### Plotting code records
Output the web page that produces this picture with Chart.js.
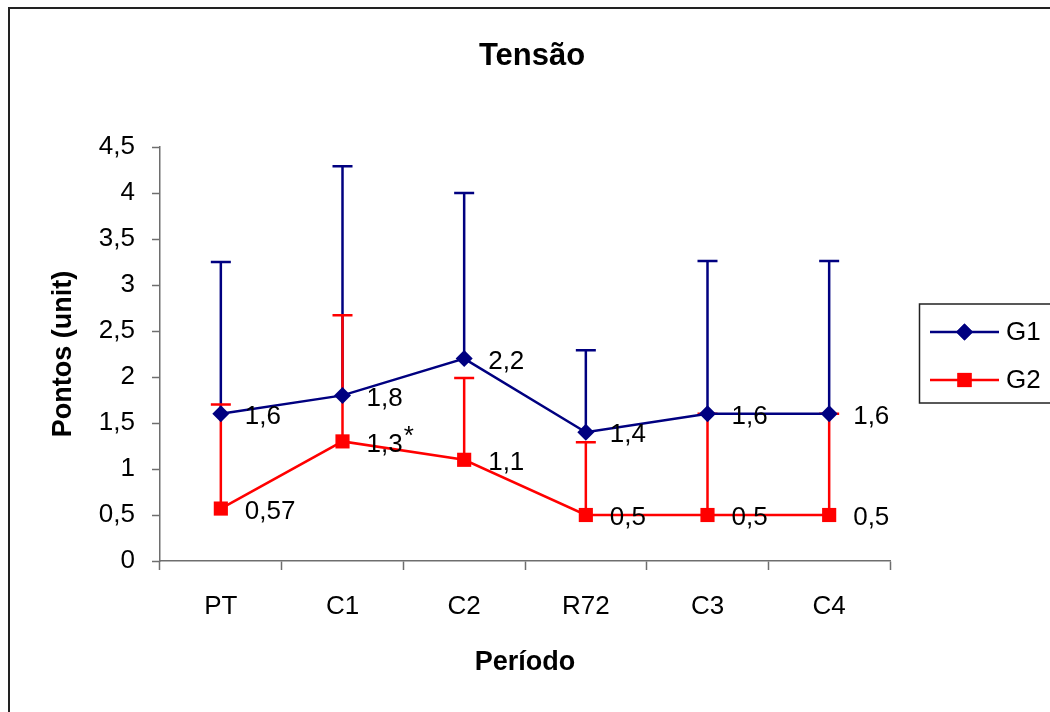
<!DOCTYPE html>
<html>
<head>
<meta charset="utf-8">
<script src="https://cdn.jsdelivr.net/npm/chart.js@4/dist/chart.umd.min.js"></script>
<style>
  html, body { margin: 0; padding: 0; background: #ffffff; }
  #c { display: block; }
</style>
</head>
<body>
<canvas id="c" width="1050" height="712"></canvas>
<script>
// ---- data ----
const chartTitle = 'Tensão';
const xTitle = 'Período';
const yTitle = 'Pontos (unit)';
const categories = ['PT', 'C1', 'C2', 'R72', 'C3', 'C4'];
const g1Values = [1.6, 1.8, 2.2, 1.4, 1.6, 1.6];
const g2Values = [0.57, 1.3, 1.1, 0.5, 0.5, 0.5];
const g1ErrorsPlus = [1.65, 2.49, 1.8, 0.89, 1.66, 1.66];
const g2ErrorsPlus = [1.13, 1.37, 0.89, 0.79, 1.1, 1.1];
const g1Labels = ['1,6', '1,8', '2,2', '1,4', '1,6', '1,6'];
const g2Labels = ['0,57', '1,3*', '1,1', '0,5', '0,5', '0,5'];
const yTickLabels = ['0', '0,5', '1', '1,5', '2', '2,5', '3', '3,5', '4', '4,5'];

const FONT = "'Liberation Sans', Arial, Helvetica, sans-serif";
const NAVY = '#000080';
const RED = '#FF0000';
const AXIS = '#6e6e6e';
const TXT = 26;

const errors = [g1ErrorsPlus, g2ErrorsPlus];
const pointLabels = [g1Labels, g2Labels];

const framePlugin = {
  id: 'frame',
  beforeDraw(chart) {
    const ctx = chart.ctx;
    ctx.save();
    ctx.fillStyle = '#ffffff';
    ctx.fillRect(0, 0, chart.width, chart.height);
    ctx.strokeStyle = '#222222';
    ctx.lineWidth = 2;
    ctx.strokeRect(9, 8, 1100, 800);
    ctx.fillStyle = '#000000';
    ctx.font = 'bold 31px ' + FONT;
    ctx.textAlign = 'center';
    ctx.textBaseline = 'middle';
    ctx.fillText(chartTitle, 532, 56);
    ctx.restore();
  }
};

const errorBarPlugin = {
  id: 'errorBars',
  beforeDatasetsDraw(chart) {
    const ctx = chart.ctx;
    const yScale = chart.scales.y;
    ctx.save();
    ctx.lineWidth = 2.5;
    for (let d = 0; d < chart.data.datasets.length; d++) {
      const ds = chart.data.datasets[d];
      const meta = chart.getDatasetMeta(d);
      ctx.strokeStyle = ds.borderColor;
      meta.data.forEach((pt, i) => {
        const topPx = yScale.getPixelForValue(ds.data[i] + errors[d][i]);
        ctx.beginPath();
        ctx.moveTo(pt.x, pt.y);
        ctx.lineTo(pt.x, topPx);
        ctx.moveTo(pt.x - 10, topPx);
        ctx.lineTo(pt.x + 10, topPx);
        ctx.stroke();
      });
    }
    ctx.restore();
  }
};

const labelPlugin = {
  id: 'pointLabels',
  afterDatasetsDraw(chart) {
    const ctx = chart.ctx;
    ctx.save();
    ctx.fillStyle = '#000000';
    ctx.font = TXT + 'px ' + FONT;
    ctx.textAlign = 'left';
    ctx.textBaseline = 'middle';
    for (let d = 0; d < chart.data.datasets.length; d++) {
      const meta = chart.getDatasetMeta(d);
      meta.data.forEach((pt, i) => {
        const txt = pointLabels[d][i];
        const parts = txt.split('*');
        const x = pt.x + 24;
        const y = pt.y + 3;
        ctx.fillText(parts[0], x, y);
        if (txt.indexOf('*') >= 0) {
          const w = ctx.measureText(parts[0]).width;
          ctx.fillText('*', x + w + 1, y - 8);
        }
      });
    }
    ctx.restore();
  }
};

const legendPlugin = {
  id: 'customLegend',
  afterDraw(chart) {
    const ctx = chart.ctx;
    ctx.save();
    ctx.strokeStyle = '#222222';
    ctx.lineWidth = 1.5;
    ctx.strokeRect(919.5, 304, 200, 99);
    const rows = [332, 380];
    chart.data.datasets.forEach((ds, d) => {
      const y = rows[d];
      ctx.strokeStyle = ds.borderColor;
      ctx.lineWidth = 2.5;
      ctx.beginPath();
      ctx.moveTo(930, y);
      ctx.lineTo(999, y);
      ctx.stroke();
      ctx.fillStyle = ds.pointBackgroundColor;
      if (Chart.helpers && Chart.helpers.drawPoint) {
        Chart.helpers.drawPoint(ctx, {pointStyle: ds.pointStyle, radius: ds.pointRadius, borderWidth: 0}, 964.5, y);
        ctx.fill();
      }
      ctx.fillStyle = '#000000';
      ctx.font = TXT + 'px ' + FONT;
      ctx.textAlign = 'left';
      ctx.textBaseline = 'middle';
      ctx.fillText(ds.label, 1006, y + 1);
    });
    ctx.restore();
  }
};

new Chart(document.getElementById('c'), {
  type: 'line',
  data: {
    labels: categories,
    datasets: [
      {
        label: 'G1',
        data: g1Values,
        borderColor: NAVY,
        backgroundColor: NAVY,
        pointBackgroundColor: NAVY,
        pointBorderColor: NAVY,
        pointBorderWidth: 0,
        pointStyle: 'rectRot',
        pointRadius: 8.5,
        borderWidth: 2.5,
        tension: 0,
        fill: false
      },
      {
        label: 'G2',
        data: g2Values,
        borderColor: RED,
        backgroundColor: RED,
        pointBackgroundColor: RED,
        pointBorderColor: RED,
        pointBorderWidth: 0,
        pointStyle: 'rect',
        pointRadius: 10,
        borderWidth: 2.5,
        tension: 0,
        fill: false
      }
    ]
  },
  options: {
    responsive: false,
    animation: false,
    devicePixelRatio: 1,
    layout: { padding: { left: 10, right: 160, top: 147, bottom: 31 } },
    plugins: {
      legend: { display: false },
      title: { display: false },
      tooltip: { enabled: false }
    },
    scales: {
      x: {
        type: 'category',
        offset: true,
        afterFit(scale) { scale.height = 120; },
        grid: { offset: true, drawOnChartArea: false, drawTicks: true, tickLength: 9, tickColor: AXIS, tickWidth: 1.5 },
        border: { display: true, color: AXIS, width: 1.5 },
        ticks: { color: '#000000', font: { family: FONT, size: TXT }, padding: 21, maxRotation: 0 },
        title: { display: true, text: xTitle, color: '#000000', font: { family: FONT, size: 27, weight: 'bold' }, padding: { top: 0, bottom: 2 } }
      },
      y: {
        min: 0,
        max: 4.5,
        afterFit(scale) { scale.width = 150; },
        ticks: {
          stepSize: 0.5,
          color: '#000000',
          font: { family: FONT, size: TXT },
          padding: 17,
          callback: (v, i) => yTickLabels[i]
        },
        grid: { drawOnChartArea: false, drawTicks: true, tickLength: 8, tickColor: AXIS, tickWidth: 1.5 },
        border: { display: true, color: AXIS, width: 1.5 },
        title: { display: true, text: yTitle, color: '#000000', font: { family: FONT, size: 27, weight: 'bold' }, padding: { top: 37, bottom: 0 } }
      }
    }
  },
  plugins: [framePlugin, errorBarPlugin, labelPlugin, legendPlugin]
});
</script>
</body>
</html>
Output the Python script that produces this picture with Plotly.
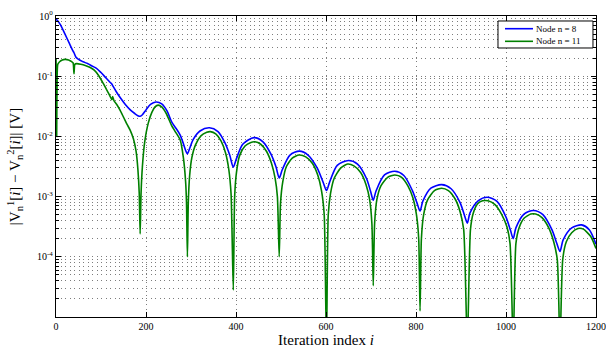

### Required work
Nothing but the pictures may be dropped; output the records above exactly.

### Solution for this exercise
Output the web page that produces this picture with Chart.js.
<!DOCTYPE html>
<html>
<head>
<meta charset="utf-8">
<script src="https://cdn.jsdelivr.net/npm/chart.js@4/dist/chart.umd.min.js"></script>
<style>
  html, body { margin: 0; padding: 0; background: #ffffff; }
  #c { display: block; }
</style>
</head>
<body>
<canvas id="c" width="1050" height="712"></canvas>
<script>
// ---- data ----
const chartTitle = 'Tensão';
const xTitle = 'Período';
const yTitle = 'Pontos (unit)';
const categories = ['PT', 'C1', 'C2', 'R72', 'C3', 'C4'];
const g1Values = [1.6, 1.8, 2.2, 1.4, 1.6, 1.6];
const g2Values = [0.57, 1.3, 1.1, 0.5, 0.5, 0.5];
const g1ErrorsPlus = [1.65, 2.49, 1.8, 0.89, 1.66, 1.66];
const g2ErrorsPlus = [1.13, 1.37, 0.89, 0.79, 1.1, 1.1];
const g1Labels = ['1,6', '1,8', '2,2', '1,4', '1,6', '1,6'];
const g2Labels = ['0,57', '1,3*', '1,1', '0,5', '0,5', '0,5'];
const yTickLabels = ['0', '0,5', '1', '1,5', '2', '2,5', '3', '3,5', '4', '4,5'];

const FONT = "'Liberation Sans', Arial, Helvetica, sans-serif";
const NAVY = '#000080';
const RED = '#FF0000';
const AXIS = '#6e6e6e';
const TXT = 26;

const errors = [g1ErrorsPlus, g2ErrorsPlus];
const pointLabels = [g1Labels, g2Labels];

const framePlugin = {
  id: 'frame',
  beforeDraw(chart) {
    const ctx = chart.ctx;
    ctx.save();
    ctx.fillStyle = '#ffffff';
    ctx.fillRect(0, 0, chart.width, chart.height);
    ctx.strokeStyle = '#222222';
    ctx.lineWidth = 2;
    ctx.strokeRect(9, 8, 1100, 800);
    ctx.fillStyle = '#000000';
    ctx.font = 'bold 31px ' + FONT;
    ctx.textAlign = 'center';
    ctx.textBaseline = 'middle';
    ctx.fillText(chartTitle, 532, 56);
    ctx.restore();
  }
};

const errorBarPlugin = {
  id: 'errorBars',
  beforeDatasetsDraw(chart) {
    const ctx = chart.ctx;
    const yScale = chart.scales.y;
    ctx.save();
    ctx.lineWidth = 2.5;
    for (let d = 0; d < chart.data.datasets.length; d++) {
      const ds = chart.data.datasets[d];
      const meta = chart.getDatasetMeta(d);
      ctx.strokeStyle = ds.borderColor;
      meta.data.forEach((pt, i) => {
        const topPx = yScale.getPixelForValue(ds.data[i] + errors[d][i]);
        ctx.beginPath();
        ctx.moveTo(pt.x, pt.y);
        ctx.lineTo(pt.x, topPx);
        ctx.moveTo(pt.x - 10, topPx);
        ctx.lineTo(pt.x + 10, topPx);
        ctx.stroke();
      });
    }
    ctx.restore();
  }
};

const labelPlugin = {
  id: 'pointLabels',
  afterDatasetsDraw(chart) {
    const ctx = chart.ctx;
    ctx.save();
    ctx.fillStyle = '#000000';
    ctx.font = TXT + 'px ' + FONT;
    ctx.textAlign = 'left';
    ctx.textBaseline = 'middle';
    for (let d = 0; d < chart.data.datasets.length; d++) {
      const meta = chart.getDatasetMeta(d);
      meta.data.forEach((pt, i) => {
        const txt = pointLabels[d][i];
        const parts = txt.split('*');
        const x = pt.x + 24;
        const y = pt.y + 3;
        ctx.fillText(parts[0], x, y);
        if (txt.indexOf('*') >= 0) {
          const w = ctx.measureText(parts[0]).width;
          ctx.fillText('*', x + w + 1, y - 8);
        }
      });
    }
    ctx.restore();
  }
};

const legendPlugin = {
  id: 'customLegend',
  afterDraw(chart) {
    const ctx = chart.ctx;
    ctx.save();
    ctx.strokeStyle = '#222222';
    ctx.lineWidth = 1.5;
    ctx.strokeRect(919.5, 304, 200, 99);
    const rows = [332, 380];
    chart.data.datasets.forEach((ds, d) => {
      const y = rows[d];
      ctx.strokeStyle = ds.borderColor;
      ctx.lineWidth = 2.5;
      ctx.beginPath();
      ctx.moveTo(930, y);
      ctx.lineTo(999, y);
      ctx.stroke();
      ctx.fillStyle = ds.pointBackgroundColor;
      if (Chart.helpers && Chart.helpers.drawPoint) {
        Chart.helpers.drawPoint(ctx, {pointStyle: ds.pointStyle, radius: ds.pointRadius, borderWidth: 0}, 964.5, y);
        ctx.fill();
      }
      ctx.fillStyle = '#000000';
      ctx.font = TXT + 'px ' + FONT;
      ctx.textAlign = 'left';
      ctx.textBaseline = 'middle';
      ctx.fillText(ds.label, 1006, y + 1);
    });
    ctx.restore();
  }
};

new Chart(document.getElementById('c'), {
  type: 'line',
  data: {
    labels: categories,
    datasets: [
      {
        label: 'G1',
        data: g1Values,
        borderColor: NAVY,
        backgroundColor: NAVY,
        pointBackgroundColor: NAVY,
        pointBorderColor: NAVY,
        pointBorderWidth: 0,
        pointStyle: 'rectRot',
        pointRadius: 8.5,
        borderWidth: 2.5,
        tension: 0,
        fill: false
      },
      {
        label: 'G2',
        data: g2Values,
        borderColor: RED,
        backgroundColor: RED,
        pointBackgroundColor: RED,
        pointBorderColor: RED,
        pointBorderWidth: 0,
        pointStyle: 'rect',
        pointRadius: 10,
        borderWidth: 2.5,
        tension: 0,
        fill: false
      }
    ]
  },
  options: {
    responsive: false,
    animation: false,
    devicePixelRatio: 1,
    layout: { padding: { left: 10, right: 160, top: 147, bottom: 31 } },
    plugins: {
      legend: { display: false },
      title: { display: false },
      tooltip: { enabled: false }
    },
    scales: {
      x: {
        type: 'category',
        offset: true,
        afterFit(scale) { scale.height = 120; },
        grid: { offset: true, drawOnChartArea: false, drawTicks: true, tickLength: 9, tickColor: AXIS, tickWidth: 1.5 },
        border: { display: true, color: AXIS, width: 1.5 },
        ticks: { color: '#000000', font: { family: FONT, size: TXT }, padding: 21, maxRotation: 0 },
        title: { display: true, text: xTitle, color: '#000000', font: { family: FONT, size: 27, weight: 'bold' }, padding: { top: 0, bottom: 2 } }
      },
      y: {
        min: 0,
        max: 4.5,
        afterFit(scale) { scale.width = 150; },
        ticks: {
          stepSize: 0.5,
          color: '#000000',
          font: { family: FONT, size: TXT },
          padding: 17,
          callback: (v, i) => yTickLabels[i]
        },
        grid: { drawOnChartArea: false, drawTicks: true, tickLength: 8, tickColor: AXIS, tickWidth: 1.5 },
        border: { display: true, color: AXIS, width: 1.5 },
        title: { display: true, text: yTitle, color: '#000000', font: { family: FONT, size: 27, weight: 'bold' }, padding: { top: 37, bottom: 0 } }
      }
    }
  },
  plugins: [framePlugin, errorBarPlugin, labelPlugin, legendPlugin]
});
</script>
</body>
</html>
Output the Python script that produces this picture with Plotly.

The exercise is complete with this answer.